:: What you need to do ::
Could the lines from the start of the data through the line with "(8.64,2.48) -- (8.64,0.37);" be set down exactly, with no pictures among them?

[Start of Supplied information]

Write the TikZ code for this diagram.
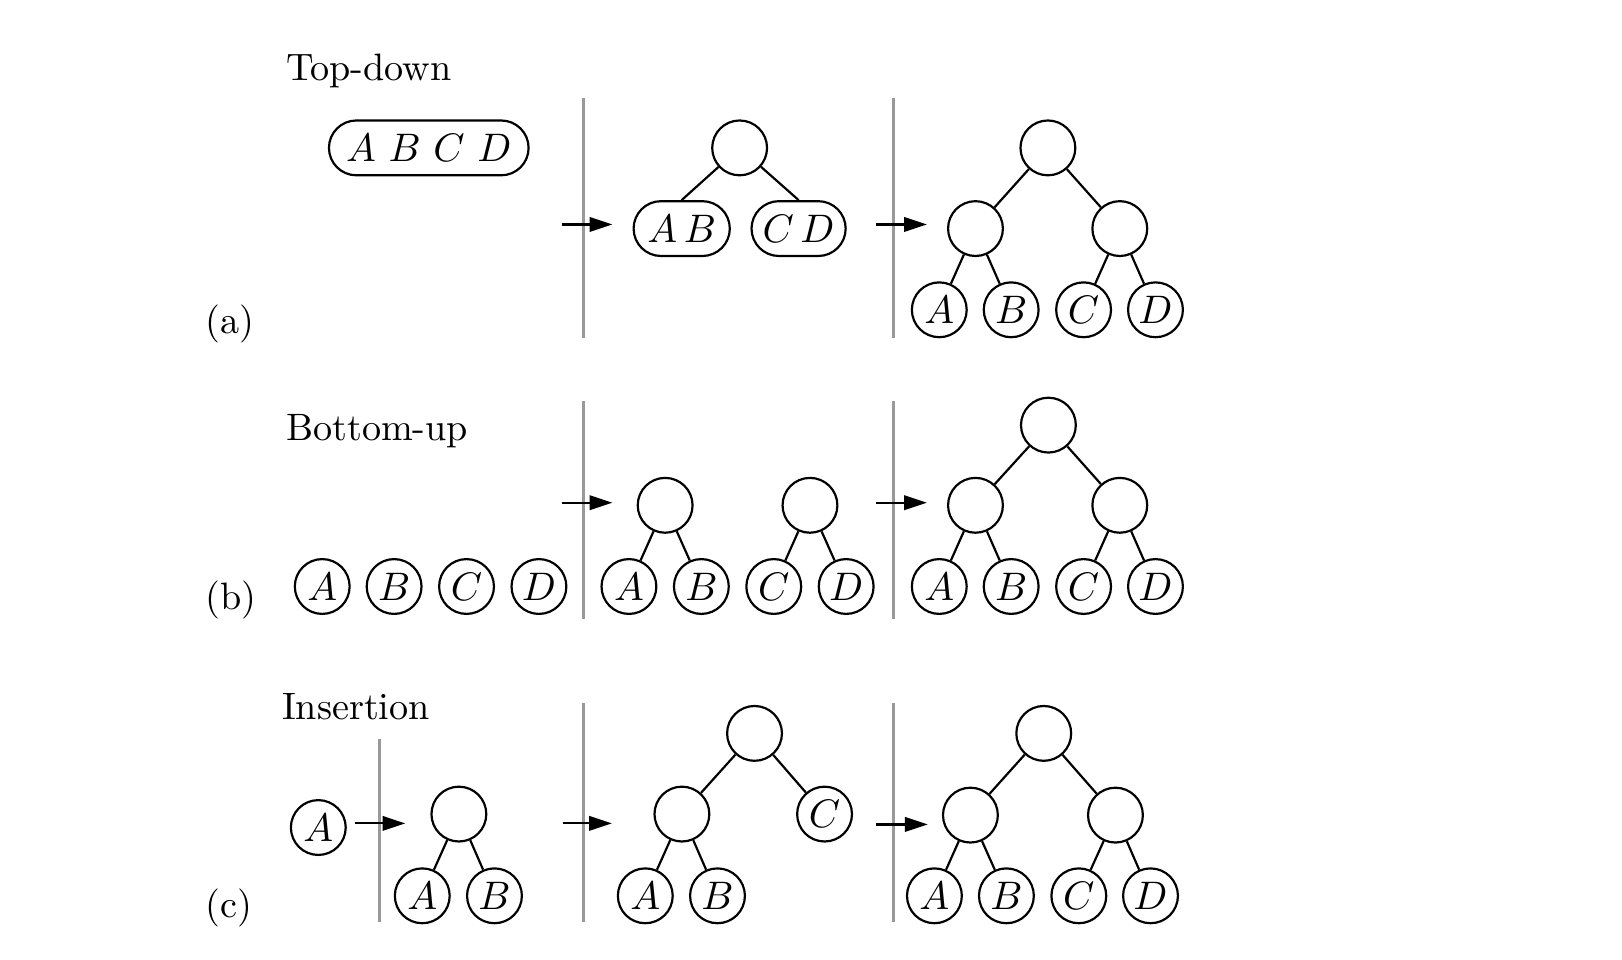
\documentclass[tikz,border=0pt]{standalone}
\usetikzlibrary{arrows.meta}
\begin{document}
\begin{tikzpicture}[font=\fontsize{10.5}{12}\selectfont,
    knot/.style={circle, draw, line width=0.6pt, minimum size=0.53cm, inner sep=0pt},
    pill/.style={rectangle, draw, line width=0.6pt, rounded corners=0.265cm, minimum height=0.53cm, inner sep=0pt},
    sep/.style={draw=black!40, line width=0.8pt},
    arr/.style={-{Triangle[length=2.2mm,width=1.4mm]}, line width=0.6pt},
    lbl/.style={anchor=base west, inner sep=0pt}]
    \useasboundingbox (0,0) rectangle (15.68,9.28);

    % Подписи
    \node[lbl] (tdown) at (2.76,8.50) {Top-down};
    \node[lbl] (bup) at (2.76,5.02) {Bottom-up};
    \node[lbl] (ins) at (2.72,2.32) {Insertion};
    \node[lbl] (pa) at (1.98,6.06) {(a)};
    \node[lbl] (pb) at (1.98,3.39) {(b)};
    \node[lbl] (pc) at (1.98,0.415) {(c)};

    % Разделители
    \draw[sep] (5.64,8.33) -- (5.64,6.01);
    \draw[sep] (8.64,8.33) -- (8.64,6.01);
    \draw[sep] (5.64,5.40) -- (5.64,3.30);
    \draw[sep] (8.64,5.40) -- (8.64,3.30);
    \draw[sep] (3.672,2.14) -- (3.672,0.37);
    \draw[sep] (5.643,2.48) -- (5.643,0.37);
    \draw[sep] (8.64,2.48) -- (8.64,0.37);

    % Стрелки
    \coordinate (s1) at (5.43,7.11);  \coordinate (e1) at (5.92,7.11);
    \coordinate (s2) at (8.47,7.11);  \coordinate (e2) at (8.96,7.11);
    \coordinate (s3) at (5.43,4.42);  \coordinate (e3) at (5.92,4.42);
    \coordinate (s4) at (8.47,4.42);  \coordinate (e4) at (8.96,4.42);
    \coordinate (s5) at (3.435,1.32); \coordinate (e5) at (3.918,1.32);
    \coordinate (s6) at (5.44,1.32);  \coordinate (e6) at (5.915,1.32);
    \coordinate (s7) at (8.472,1.31); \coordinate (e7) at (8.968,1.31);
    \foreach \i in {1,...,7}
        \draw[arr] (s\i) -- (e\i);

    % (a) Сверху вниз
    \node[pill, minimum width=1.93cm] (a1) at (4.145,7.85) {$A\ B\ C\ D$};

    \node[knot] (a2r) at (7.15,7.85) {};
    \node[pill, minimum width=0.93cm] (a2l) at (6.59,7.07) {$A\,B$};
    \node[pill, minimum width=0.91cm] (a2m) at (7.72,7.07) {$C\,D$};
    \draw[line width=0.6pt] (a2r) -- (a2l.north) (a2r) -- (a2m.north);

    \node[knot] (a3r) at (10.13,7.85) {};
    \node[knot] (a3u) at (9.43,7.07) {};
    \node[knot] (a3v) at (10.825,7.07) {};
    \node[knot] (a3A) at (9.08,6.285) {$A$};
    \node[knot] (a3B) at (9.775,6.285) {$B$};
    \node[knot] (a3C) at (10.475,6.285) {$C$};
    \node[knot] (a3D) at (11.17,6.285) {$D$};
    \draw[line width=0.6pt] (a3r) -- (a3u) (a3r) -- (a3v)
        (a3u) -- (a3A) (a3u) -- (a3B) (a3v) -- (a3C) (a3v) -- (a3D);

    % (b) Снизу вверх
    \node[knot] (b1A) at (3.115,3.61) {$A$};
    \node[knot] (b1B) at (3.81,3.61) {$B$};
    \node[knot] (b1C) at (4.51,3.61) {$C$};
    \node[knot] (b1D) at (5.21,3.61) {$D$};

    \node[knot] (b2r) at (6.43,4.395) {};
    \node[knot] (b2s) at (7.83,4.395) {};
    \node[knot] (b2A) at (6.08,3.61) {$A$};
    \node[knot] (b2B) at (6.78,3.61) {$B$};
    \node[knot] (b2C) at (7.48,3.61) {$C$};
    \node[knot] (b2D) at (8.18,3.61) {$D$};
    \draw[line width=0.6pt] (b2r) -- (b2A) (b2r) -- (b2B) (b2s) -- (b2C) (b2s) -- (b2D);

    \node[knot] (b3r) at (10.135,5.17) {};
    \node[knot] (b3u) at (9.43,4.395) {};
    \node[knot] (b3v) at (10.825,4.395) {};
    \node[knot] (b3A) at (9.08,3.61) {$A$};
    \node[knot] (b3B) at (9.775,3.61) {$B$};
    \node[knot] (b3C) at (10.475,3.61) {$C$};
    \node[knot] (b3D) at (11.17,3.61) {$D$};
    \draw[line width=0.6pt] (b3r) -- (b3u) (b3r) -- (b3v)
        (b3u) -- (b3A) (b3u) -- (b3B) (b3v) -- (b3C) (b3v) -- (b3D);

    % (c) Вставка
    \node[knot] (c0A) at (3.077,1.28) {$A$};

    \node[knot] (c1r) at (4.436,1.41) {};
    \node[knot] (c1A) at (4.082,0.62) {$A$};
    \node[knot] (c1B) at (4.78,0.62) {$B$};
    \draw[line width=0.6pt] (c1r) -- (c1A) (c1r) -- (c1B);

    \node[knot] (c2r) at (7.294,2.19) {};
    \node[knot] (c2u) at (6.592,1.41) {};
    \node[knot] (c2C) at (7.971,1.41) {$C$};
    \node[knot] (c2A) at (6.238,0.62) {$A$};
    \node[knot] (c2B) at (6.936,0.62) {$B$};
    \draw[line width=0.6pt] (c2r) -- (c2u) (c2r) -- (c2C) (c2u) -- (c2A) (c2u) -- (c2B);

    \node[knot] (c3r) at (10.09,2.19) {};
    \node[knot] (c3u) at (9.381,1.40) {};
    \node[knot] (c3v) at (10.783,1.40) {};
    \node[knot] (c3A) at (9.033,0.62) {$A$};
    \node[knot] (c3B) at (9.729,0.62) {$B$};
    \node[knot] (c3C) at (10.429,0.62) {$C$};
    \node[knot] (c3D) at (11.122,0.62) {$D$};
    \draw[line width=0.6pt] (c3r) -- (c3u) (c3r) -- (c3v)
        (c3u) -- (c3A) (c3u) -- (c3B) (c3v) -- (c3C) (c3v) -- (c3D);

\end{tikzpicture}
\end{document}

[End of Supplied information]

:: Final answer ::
Write the TikZ code for this diagram.
\documentclass[tikz,border=0pt]{standalone}
\usetikzlibrary{arrows.meta}
\begin{document}
\begin{tikzpicture}[font=\fontsize{10.5}{12}\selectfont,
    knot/.style={circle, draw, line width=0.6pt, minimum size=0.53cm, inner sep=0pt},
    pill/.style={rectangle, draw, line width=0.6pt, rounded corners=0.265cm, minimum height=0.53cm, inner sep=0pt},
    sep/.style={draw=black!40, line width=0.8pt},
    arr/.style={-{Triangle[length=2.2mm,width=1.4mm]}, line width=0.6pt},
    lbl/.style={anchor=base west, inner sep=0pt}]
    \useasboundingbox (0,0) rectangle (15.68,9.28);

    % Подписи
    \node[lbl] (tdown) at (2.76,8.50) {Top-down};
    \node[lbl] (bup) at (2.76,5.02) {Bottom-up};
    \node[lbl] (ins) at (2.72,2.32) {Insertion};
    \node[lbl] (pa) at (1.98,6.06) {(a)};
    \node[lbl] (pb) at (1.98,3.39) {(b)};
    \node[lbl] (pc) at (1.98,0.415) {(c)};

    % Разделители
    \draw[sep] (5.64,8.33) -- (5.64,6.01);
    \draw[sep] (8.64,8.33) -- (8.64,6.01);
    \draw[sep] (5.64,5.40) -- (5.64,3.30);
    \draw[sep] (8.64,5.40) -- (8.64,3.30);
    \draw[sep] (3.672,2.14) -- (3.672,0.37);
    \draw[sep] (5.643,2.48) -- (5.643,0.37);
    \draw[sep] (8.64,2.48) -- (8.64,0.37);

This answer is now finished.